Artisanal and small-scale mining. Miners. Tapajós Region. Amazon. Gold.
This research focuses on the socio-historical development of the modern phase of artisanal and small-scale mining (from the 1950s to the present day) of gold in the Tapajós region, located in the southwest of Pará. This is an economic sector surrounded by ambiguities, because at the same time that it is thriving in financial transactions of millions of reais annually, it is also marked by historical social conflicts and by the degradation and contamination of the natural resources of the Amazon rainforest.
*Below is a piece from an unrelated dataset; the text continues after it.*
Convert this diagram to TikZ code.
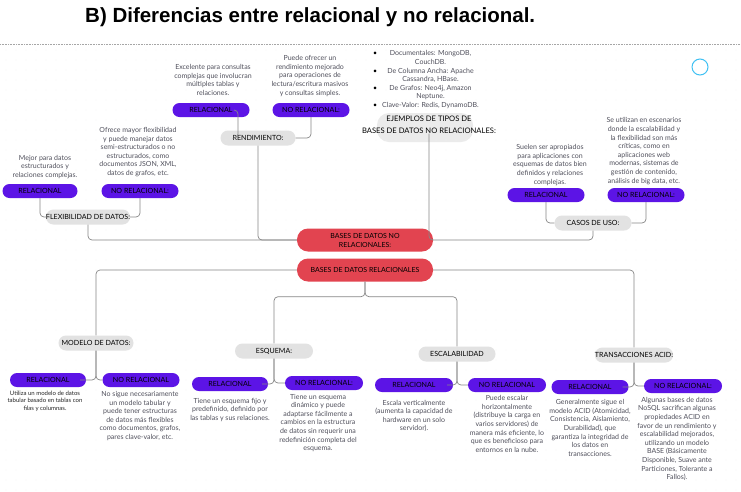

Currently, the activity corresponds to the direct income of approximately 35,000 prospectors in the Tapajós region alone, where around 2,000 gold extraction points are concentrated, operating in different organizational, technical and investment levels of capital and technology. , constituting a complex commercial network of supply and services, inputs and equipment, which is organized at regional, national and international levels, based on the commercialization of the gold product, which in most cases is negotiated under informal and illegal conditions. The main objective is to analyze how the production models of artisanal and small-scale mining are structured in the region with the consolidation of the use of backhoe technology in the production process, focusing on the relationships and working conditions of the miners, seeking to understand the technical knowledge, the trajectories and migratory flows of these workers. Connected to these purposes, there is the intention to identify how artisanal and small-scale mining promotes environmental and social impacts of land use change in the region. The methodological proposition of the research is built on the mode of production of knowledge of ethnography. As a result, it is expected to understand and describe how the productive structures that currently explore gold in the Tapajós region are organized and operated and under what working conditions the miners extract ores from the Amazonian soil.